Gamers and consumers would also benefit from the end of traditional exclusivity. In addition to building up the company's brand, this allows gamers to play games that they normally wouldn't be able to play because they can't afford another console. If the Xbox playerbase originally ignored one of these games, the Nintendo base might like it more. These kinds of arrangements could set the stage for something like the return of Banjoo Kazooie on a Nintendo console.
THE STREAMING FUTURE OF GAMING
The biggest promise of these practices hasn't even come to fruition yet. Microsoft is developing a game streaming service called Project xCloud.
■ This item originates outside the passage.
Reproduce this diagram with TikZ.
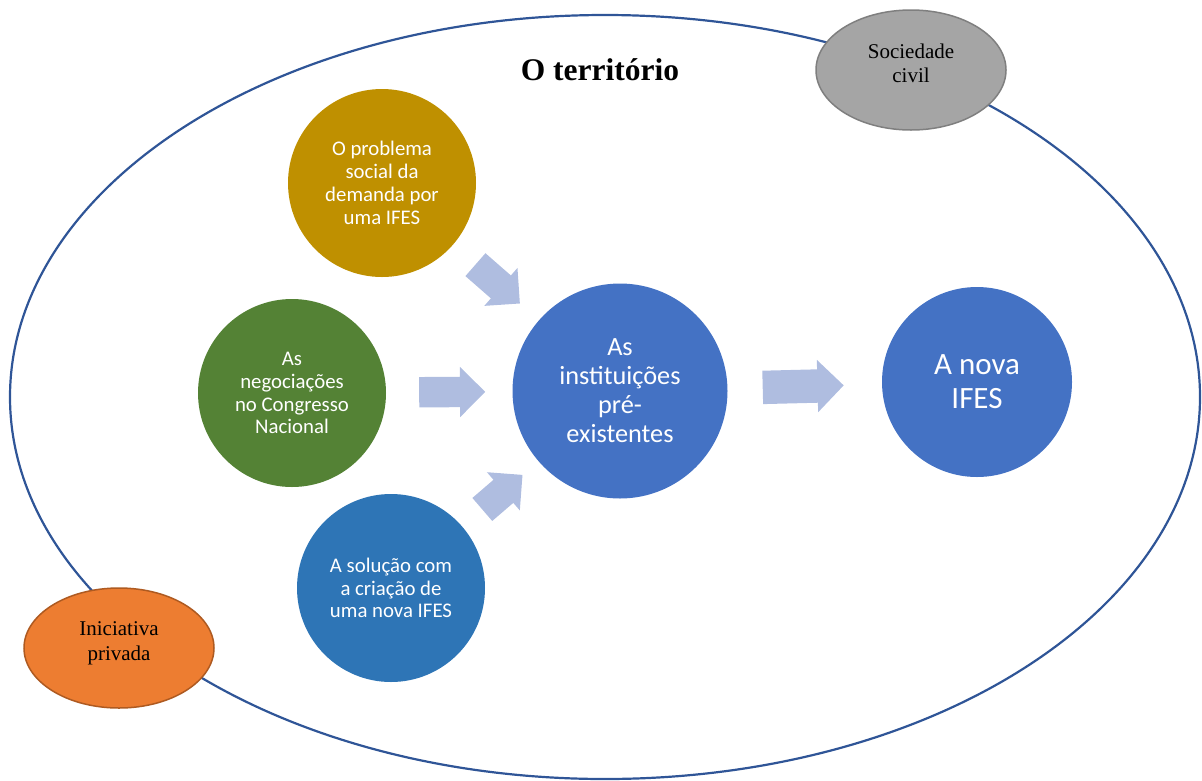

Like the Google Stadia, it allows players to play games through a streaming service, without specific consoles or hardware.
For the moment, it means that crossplay will be available between devices like the Xbox, PCs and even phones, according to one demo. However, this could easily be expanded to include all types of devices, with as much market penetration as Netflix apps.
That could even include competing consoles. While the idea of playing an Xbox exclusive like the Halo franchise on a device like the Nintendo Switch is jarring, it could radically lower the barrier to entry for gamers who just want to play one Microsoft game.
Those who still want to play on hardware can purchase it for the new Xbox, and they might even be able to play a better running version of the game. But the person who just wants to see what the big deal is about the new Gears of War game can load up their device, sync a controller and play it via a subscription service they already pay for.
This gives Microsoft and its studios all the benefits of an exclusive and being on multiple platforms simultaneously. It also does the same for gamers. Through this method, the idea of an exclusive or at least an Xbox exclusive is ostensibly dead. This could be an idea that's changes how games are sold in this industry.